Tuesday, November 27, 2007

The Golden Compass: condemnation vs. discernment

I've received at least two emails warning me about the upcoming film, The Golden Compass, starring Nicole Kidman. The film is based off a trilogy from British author Philip Pullman. The controversy stems from the fact that Pullman is an open atheist and his trilogy, His Dark Materials, has anti-religious themes. Christians are concerned that children will become interested in reading the books by watching the film, then become unknowingly influenced with an anti-religious message. Supposedly, at the end of the trilogy (spoilers!) the main characters kill God in a Garden-of-Eden-styled fruit eating ceremony. I have not read any of the books, so I am basing this entirely on third-party information (which is why the former sentence begins with 'supposedly'). Here is the link from both emails I've received.

There is a growing number of people speaking against the film. A Facebook group boycotting The Golden Compass has over 50,000 members. An American Catholic group has accused Pullman of having a conspiracy to bait children with the film so that they'll be introduced to the books, thus indoctrinating them with subtle messages of atheism.

It seems that this is just one more thing that Christians are against. This makes me sad, because there are so many beautiful things that Christians should be for--like loving people. I also find it sad that a large amount of Christians are quick to condemn instead of quick to discern. It's much easier to call something evil and avoid it rather use God-given wisdom from the Holy Spirit to lovingly engage it.

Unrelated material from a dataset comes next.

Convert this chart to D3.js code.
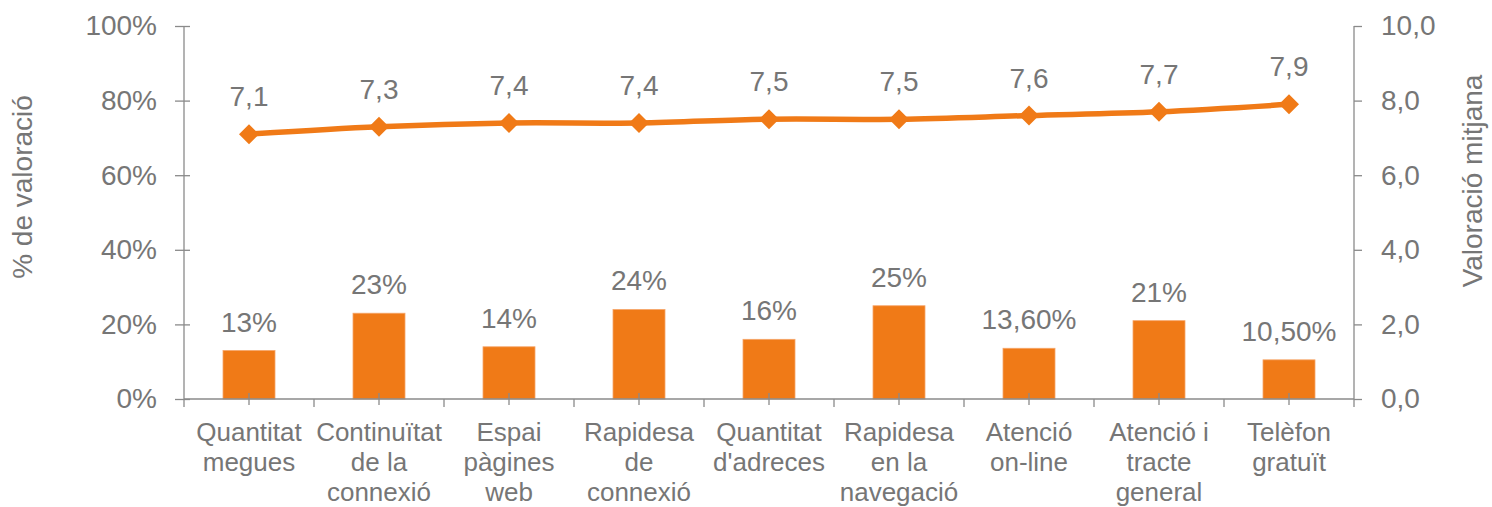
<!DOCTYPE html>
<html>
<head>
<meta charset="utf-8">
<script src="https://cdn.jsdelivr.net/npm/d3@7"></script>
<style>
  html, body { margin: 0; padding: 0; background: #ffffff; }
  svg { display: block; }
  text { font-family: "Liberation Sans", Arial, sans-serif; }
</style>
</head>
<body>
<svg id="chart" width="1492" height="507"></svg>
<script>
// Categories (multi-line labels) and the two series
const categories = [
  ["Quantitat", "megues"],
  ["Continuïtat", "de la", "connexió"],
  ["Espai", "pàgines", "web"],
  ["Rapidesa", "de", "connexió"],
  ["Quantitat", "d'adreces"],
  ["Rapidesa", "en la", "navegació"],
  ["Atenció", "on-line"],
  ["Atenció i", "tracte", "general"],
  ["Telèfon", "gratuït"]
];
const pctValues = [0.13, 0.23, 0.14, 0.24, 0.16, 0.25, 0.136, 0.21, 0.105];
const pctLabels = ["13%", "23%", "14%", "24%", "16%", "25%", "13,60%", "21%", "10,50%"];
const meanValues = [7.1, 7.3, 7.4, 7.4, 7.5, 7.5, 7.6, 7.7, 7.9];
const leftTicks = [0, 0.2, 0.4, 0.6, 0.8, 1.0];
const rightTicks = [0, 2, 4, 6, 8, 10];

const orange = "#F07A17";
const textGrey = "#767676";
const axisGrey = "#8a8a8a";

const svg = d3.select("#chart");
const plotLeft = 184, plotRight = 1354, plotTop = 26, plotBottom = 399;

const x = d3.scaleBand()
  .domain(d3.range(categories.length))
  .range([plotLeft, plotRight])
  .paddingInner(0.6)
  .paddingOuter(0.3);
const xCenter = i => x(i) + x.bandwidth() / 2;
const step = (plotRight - plotLeft) / categories.length;

const yL = d3.scaleLinear().domain([0, 1]).range([plotBottom, plotTop]);
const yR = d3.scaleLinear().domain([0, 10]).range([plotBottom, plotTop]);

// Bars
svg.append("g").selectAll("rect")
  .data(pctValues)
  .join("rect")
  .attr("x", (d, i) => x(i))
  .attr("width", x.bandwidth())
  .attr("y", d => yL(d))
  .attr("height", d => yL(0) - yL(d))
  .attr("fill", orange)
  .attr("stroke", "#f6a66a")
  .attr("stroke-width", 0.8);

// Left axis
const leftAxis = svg.append("g")
  .attr("transform", `translate(${plotLeft},0)`)
  .call(d3.axisLeft(yL).tickValues(leftTicks)
    .tickFormat(d => Math.round(d * 100) + "%")
    .tickSize(9).tickPadding(18));
leftAxis.selectAll(".tick line").clone().attr("x2", 6);

// Right axis
const rightAxis = svg.append("g")
  .attr("transform", `translate(${plotRight},0)`)
  .call(d3.axisRight(yR).tickValues(rightTicks)
    .tickFormat(d => d3.format(".1f")(d).replace(".", ","))
    .tickSize(8).tickPadding(19));

// Bottom axis: boundary ticks and centre ticks
const bottomAxis = svg.append("g")
  .attr("transform", `translate(0,${plotBottom})`);
bottomAxis.append("line")
  .attr("x1", plotLeft).attr("x2", plotRight)
  .attr("stroke", axisGrey).attr("stroke-width", 1.3);
bottomAxis.selectAll("line.bound")
  .data(d3.range(categories.length + 1))
  .join("line").attr("class", "bound")
  .attr("x1", i => plotLeft + i * step).attr("x2", i => plotLeft + i * step)
  .attr("y1", 0).attr("y2", 8)
  .attr("stroke", axisGrey).attr("stroke-width", 1.3);
bottomAxis.selectAll("line.mid")
  .data(d3.range(categories.length))
  .join("line").attr("class", "mid")
  .attr("x1", i => xCenter(i)).attr("x2", i => xCenter(i))
  .attr("y1", -6).attr("y2", 6)
  .attr("stroke", axisGrey).attr("stroke-width", 1.3);

[leftAxis, rightAxis].forEach(g => {
  g.select(".domain").attr("stroke", axisGrey).attr("stroke-width", 1.3);
  g.selectAll(".tick line").attr("stroke", axisGrey).attr("stroke-width", 1.3);
  g.selectAll(".tick text").attr("fill", textGrey).attr("font-size", 28)
    .attr("font-family", "'Liberation Sans', Arial, sans-serif");
});
leftAxis.select(".domain").attr("d", `M0,${plotTop}V${plotBottom}`);
rightAxis.select(".domain").attr("d", `M0,${plotTop}V${plotBottom}`);

// Category labels
const catG = svg.append("g");
categories.forEach((lines, i) => {
  const t = catG.append("text")
    .attr("text-anchor", "middle")
    .attr("fill", textGrey)
    .attr("font-size", 26)
    .attr("x", xCenter(i))
    .attr("y", 441);
  lines.forEach((ln, k) => {
    t.append("tspan").attr("x", xCenter(i)).attr("dy", k === 0 ? 0 : 30).text(ln);
  });
});

// Bar value labels
svg.append("g").selectAll("text")
  .data(pctValues)
  .join("text")
  .attr("x", (d, i) => xCenter(i))
  .attr("y", d => yL(d) - 19)
  .attr("text-anchor", "middle")
  .attr("fill", textGrey)
  .attr("font-size", 28)
  .text((d, i) => pctLabels[i]);

// Mean rating line
const line = d3.line()
  .x((d, i) => xCenter(i))
  .y(d => yR(d))
  .curve(d3.curveCatmullRom.alpha(0.5));
svg.append("path")
  .datum(meanValues)
  .attr("d", line)
  .attr("fill", "none")
  .attr("stroke", orange)
  .attr("stroke-width", 5.5);

svg.append("g").selectAll("path")
  .data(meanValues)
  .join("path")
  .attr("transform", (d, i) => `translate(${xCenter(i)},${yR(d)})`)
  .attr("d", "M0,-10L10,0L0,10L-10,0Z")
  .attr("fill", orange);

svg.append("g").selectAll("text")
  .data(meanValues)
  .join("text")
  .attr("x", (d, i) => xCenter(i))
  .attr("y", d => yR(d) - 28)
  .attr("text-anchor", "middle")
  .attr("fill", textGrey)
  .attr("font-size", 28)
  .text(d => d3.format(".1f")(d).replace(".", ","));

// Axis titles
svg.append("text")
  .attr("transform", `translate(32,187) rotate(-90)`)
  .attr("text-anchor", "middle")
  .attr("fill", textGrey)
  .attr("font-size", 28)
  .text("% de valoració");
svg.append("text")
  .attr("transform", `translate(1482,181) rotate(-90)`)
  .attr("text-anchor", "middle")
  .attr("fill", textGrey)
  .attr("font-size", 28)
  .text("Valoració mitjana");
</script>
</body>
</html>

Would it be better for parents to prevent their children from watching the films--sending the message that we are to create barriers between ourselves and the world using uninformed logic? Or would it be healthier to watch the film with their children, discuss the themes, and have a conversation about what the film communicates--sending the message that we are to intelligently engage the world using wisdom and discernment?

I vote for the latter.


  1. Joel, I share the same thoughts but have never been able to express them in words. I agree wholeheartedly to what you have said and will definitely use it in conversation. I remember arguing with other Christians online about seeing The Da Vinci Code to find out what it's about first before you go and boycott it as most of them refused to watch or read it in the first place. It's a hard topic to argue, but I'm glad that we share the same thoughts.

    On a related note, I'm not rushing out the door to watch The Golden Compass because it just doesn't look very entertaining to me; not because I disagree with the author's intentions. Still, I wouldn't rule out the movie as a whole.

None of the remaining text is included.